To mitigate the effects of urban heat islands, cities such as Singapore are turning to “green” building practices to reduce energy expenditure and keep greenhouse emissions low. These buildings connect to the city’s smart management grids and use automated systems to adjust temperatures in response to changing conditions.
Early Response Systems for Climate Events
A growing number of urban centers are using advanced cellular technologies such as 4G and the new 5G networks to monitor dangerous climate events such as hurricanes and heatwaves and to alert residents directly with real-time information about the situation and actions to take, such as evacuation. Smart billboards at city centers, bus stops, and other community locations can also update residents on current conditions, and so can interactive information kiosks at key locations.
Electric Transport for a Smaller Carbon Footprint
As the need grows to replace fossil fuels with more sustainable fuel sources, a growing number of cities are investing in electricity for public transport. Electric buses and metro rail routes can be managed with automated systems connected to the city’s main grid for smoother traffic control and better scheduling. The Internet of Things also makes it possible to connect other services to transport, such as news and notification boards at bus stops and transit centers, and services for passengers such as cellular relays and charging stations.

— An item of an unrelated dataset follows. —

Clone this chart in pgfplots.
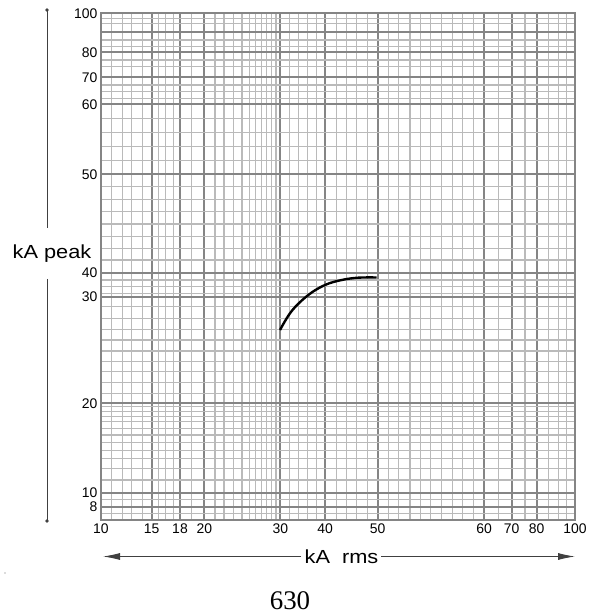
\documentclass[border=0pt]{standalone}
\usepackage{pgfplots}
\pgfplotsset{compat=1.18}
\usetikzlibrary{arrows.meta}
\usepackage{fontspec}
\setmainfont{Liberation Sans}
\newfontfamily\serifnum{Liberation Serif}
\definecolor{gridmajor}{HTML}{858585}
\definecolor{gridminor}{HTML}{BABABA}
\definecolor{arrowgray}{HTML}{404040}

\begin{document}
\begin{tikzpicture}[x=1bp,y=1bp]
  \path[use as bounding box] (0,0) rectangle (592,616);

  % graph paper: axis units are positions on the printed scale
  \begin{axis}[
      at={(101bp,96bp)},
      anchor=south west,
      scale only axis,
      width=474bp,
      height=506.7bp,
      xmin=0, xmax=474,
      ymin=0, ymax=506.7,
      xtick={0,50.7,79,103.3,179.3,224,276.7,383,410.7,435.7,474},
      xticklabels={10,15,18,20,30,40,50,60,70,80,100},
      ytick={13.3,27.3,116.7,223,247.3,345.7,415.7,442.7,467.7,488.3,506.7},
      yticklabels={8,10,20,30,40,50,60,70,80,,100},
      minor xtick={10.7,21.7,30.7,41.7,57.3,64.7,72.3,90.7,114,123,132.3,141,
                   148.3,154.7,160.7,165.7,170.7,175,188.5,197.5,206.5,215.5,
                   235.7,245.7,255.7,266.3,287.3,297.3,309,319.7,329.7,340.7,
                   351.3,361.7,372.3,397.3,424,447.3,457.3,465.7},
      minor ytick={501.7,496.7,480,473.3,460,453.3,435,428.3,421.7,401.7,387.3,
                   373.3,359.3,333.3,320.7,308.3,296,283.3,271.7,260,240,233.3,
                   226.7,213.3,201.7,190.7,180,169,158.3,148.3,137.3,126.7,
                   113.3,108.3,103.3,98.3,91.7,85,77.3,69.3,61.7,51.7,40,20.7,6.7},
      grid=both,
      major grid style={gridmajor, line width=1.8bp},
      minor grid style={gridminor, line width=1.2bp},
      major tick length=0pt,
      minor tick length=0pt,
      axis line style={gridmajor, line width=1.8bp},
      tick label style={font=\fontsize{14}{16}\selectfont, text=black},
      /pgf/number format/assume math mode=true,
  ]
    \addplot[black, line width=2.4bp, smooth, tension=0.6] coordinates {
      (179,190) (190.7,209) (207.3,225) (224,235) (240.7,240)
      (257.3,242.3) (275.7,242.5)
    };
  \end{axis}

  % vertical axis title with its rule
  \draw[arrowgray, line width=0.9bp] (47,606) -- (47,388);
  \draw[arrowgray, line width=0.9bp] (47,337) -- (47,95);
  \fill[arrowgray] (47,606) circle (1.8);
  \fill[arrowgray] (47,95) circle (1.8);
  \node[font=\fontsize{19}{22}\selectfont, inner sep=0pt] at (52,362) {\scalebox{1.15}[1]{kA peak}};

  % horizontal axis title with its arrow
  \draw[arrowgray, line width=0.9bp, -{Latex[length=17bp,width=7bp]}] (301,59.5) -- (103,59.5);
  \draw[arrowgray, line width=0.9bp, -{Latex[length=17bp,width=7bp]}] (381,59.5) -- (575,59.5);
  \node[font=\fontsize{19}{22}\selectfont, inner sep=0pt] at (341.5,59) {\scalebox{1.15}[1]{kA\ \ rms}};

  \node[font=\serifnum\fontsize{27}{30}\selectfont, inner sep=0pt] at (290,15) {630};
  \fill[black!60] (5,43) circle (0.6);
\end{tikzpicture}
\end{document}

Santiago, Chile leads the way in the move to electric transportation. The city has a designated “electric corridor” for electric buses that includes USB charging ports and public Wi-Fi at bus stops, along with real-time route and schedule notifications.
The world’s cities are uniquely positioned to suffer the consequences of global climate change. But these urban centers are responding to these challenges with innovative solutions that are largely or entirely possible because of new, smart technologies in the age of the Internet of Things.